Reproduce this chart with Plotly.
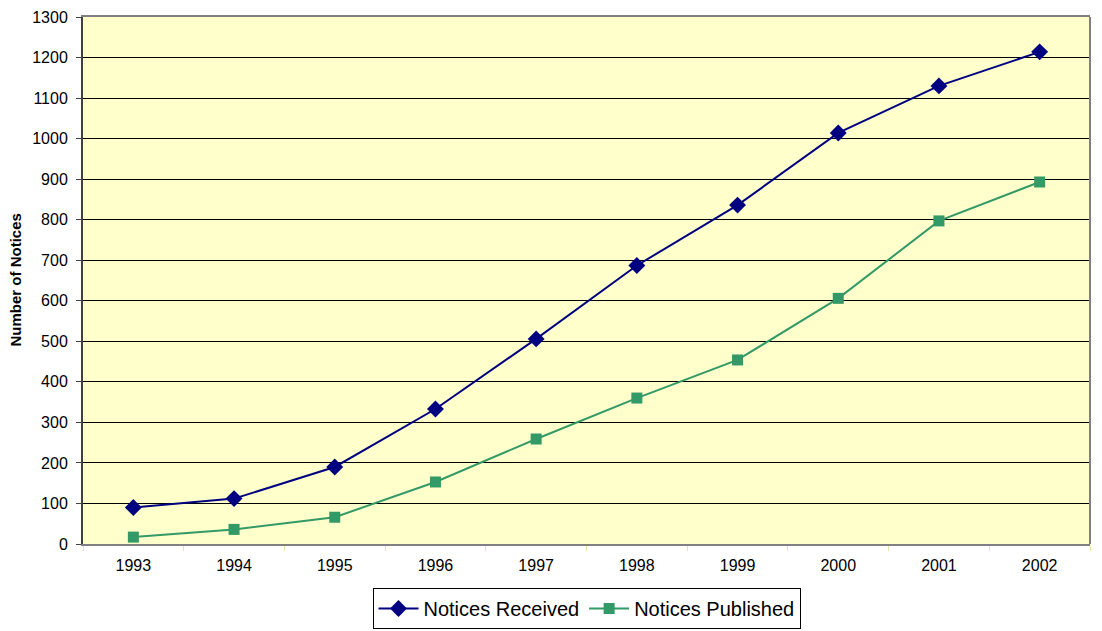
import plotly.graph_objects as go

years = ["1993", "1994", "1995", "1996", "1997", "1998", "1999", "2000", "2001", "2002"]
notices_received = [90, 112, 190, 333, 506, 687, 836, 1014, 1130, 1214]
notices_published = [17, 36, 66, 153, 259, 360, 454, 606, 797, 893]
y_ticks = list(range(0, 1301, 100))

FONT = "Arial, Liberation Sans, sans-serif"

fig = go.Figure()
fig.add_trace(go.Scatter(
    x=years, y=notices_received, mode="lines+markers", name="Notices Received",
    line=dict(color="#000080", width=2),
    marker=dict(symbol="diamond", size=13, color="#000080"),
))
fig.add_trace(go.Scatter(
    x=years, y=notices_published, mode="lines+markers", name="Notices Published",
    line=dict(color="#339966", width=2),
    marker=dict(symbol="square", size=11, color="#339966"),
))

fig.update_layout(
    width=1102, height=631,
    margin=dict(l=83, r=12, t=17, b=87, autoexpand=False),
    paper_bgcolor="white",
    plot_bgcolor="#FFFFCC",
    font=dict(family=FONT, size=16, color="black"),
    showlegend=True,
    legend=dict(
        orientation="h", x=0.5, xanchor="center", xref="paper",
        y=2 / 631, yanchor="bottom", yref="container",
        bordercolor="black", borderwidth=1, font=dict(size=20, family=FONT),
        itemwidth=40, tracegroupgap=0,
    ),
    xaxis=dict(
        type="category", range=[-0.5, 9.5], automargin=False,
        showline=True, linecolor="#808080", linewidth=2, mirror=True,
        ticks="outside", tickson="boundaries", ticklen=5, tickcolor="#e6e6a8",
        ticklabelstandoff=6,
        showgrid=False, tickfont=dict(size=16),
    ),
    yaxis=dict(
        range=[0, 1300], tickvals=y_ticks, automargin=False,
        showline=True, linecolor="#404040", linewidth=2,
        ticks="outside", ticklen=5, tickcolor="#404040",
        ticklabelstandoff=5,
        showgrid=True, gridcolor="black", gridwidth=1,
        zeroline=False, tickfont=dict(size=16),
    ),
    annotations=[dict(
        text="<b>Number of Notices</b>", xref="paper", yref="paper",
        x=(15 - 83) / 1007, y=0.5, xanchor="center", yanchor="middle",
        textangle=-90, showarrow=False, font=dict(size=15, family=FONT),
    )],
)
fig.add_shape(type="line", xref="paper", yref="paper", x0=1, x1=1, y0=0, y1=1,
              line=dict(color="#808080", width=2))

fig.write_html(
    "out.html",
    config={"displayModeBar": False},
    post_script="document.body.style.margin='0px';document.body.style.overflow='hidden';",
)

# # # # #

> [What the task requires]
Every line should be retyped exactly, with the pictures omitted.

> [Task result]
Reproduce this chart with Plotly.
import plotly.graph_objects as go

years = ["1993", "1994", "1995", "1996", "1997", "1998", "1999", "2000", "2001", "2002"]
notices_received = [90, 112, 190, 333, 506, 687, 836, 1014, 1130, 1214]
notices_published = [17, 36, 66, 153, 259, 360, 454, 606, 797, 893]
y_ticks = list(range(0, 1301, 100))

FONT = "Arial, Liberation Sans, sans-serif"

fig = go.Figure()
fig.add_trace(go.Scatter(
    x=years, y=notices_received, mode="lines+markers", name="Notices Received",
    line=dict(color="#000080", width=2),
    marker=dict(symbol="diamond", size=13, color="#000080"),
))
fig.add_trace(go.Scatter(
    x=years, y=notices_published, mode="lines+markers", name="Notices Published",
    line=dict(color="#339966", width=2),
    marker=dict(symbol="square", size=11, color="#339966"),
))

fig.update_layout(
    width=1102, height=631,
    margin=dict(l=83, r=12, t=17, b=87, autoexpand=False),
    paper_bgcolor="white",
    plot_bgcolor="#FFFFCC",
    font=dict(family=FONT, size=16, color="black"),
    showlegend=True,
    legend=dict(
        orientation="h", x=0.5, xanchor="center", xref="paper",
        y=2 / 631, yanchor="bottom", yref="container",
        bordercolor="black", borderwidth=1, font=dict(size=20, family=FONT),
        itemwidth=40, tracegroupgap=0,
    ),
    xaxis=dict(
        type="category", range=[-0.5, 9.5], automargin=False,
        showline=True, linecolor="#808080", linewidth=2, mirror=True,
        ticks="outside", tickson="boundaries", ticklen=5, tickcolor="#e6e6a8",
        ticklabelstandoff=6,
        showgrid=False, tickfont=dict(size=16),
    ),
    yaxis=dict(
        range=[0, 1300], tickvals=y_ticks, automargin=False,
        showline=True, linecolor="#404040", linewidth=2,
        ticks="outside", ticklen=5, tickcolor="#404040",
        ticklabelstandoff=5,
        showgrid=True, gridcolor="black", gridwidth=1,
        zeroline=False, tickfont=dict(size=16),
    ),
    annotations=[dict(
        text="<b>Number of Notices</b>", xref="paper", yref="paper",
        x=(15 - 83) / 1007, y=0.5, xanchor="center", yanchor="middle",
        textangle=-90, showarrow=False, font=dict(size=15, family=FONT),
    )],
)
fig.add_shape(type="line", xref="paper", yref="paper", x0=1, x1=1, y0=0, y1=1,
              line=dict(color="#808080", width=2))

fig.write_html(
    "out.html",
    config={"displayModeBar": False},
    post_script="document.body.style.margin='0px';document.body.style.overflow='hidden';",
)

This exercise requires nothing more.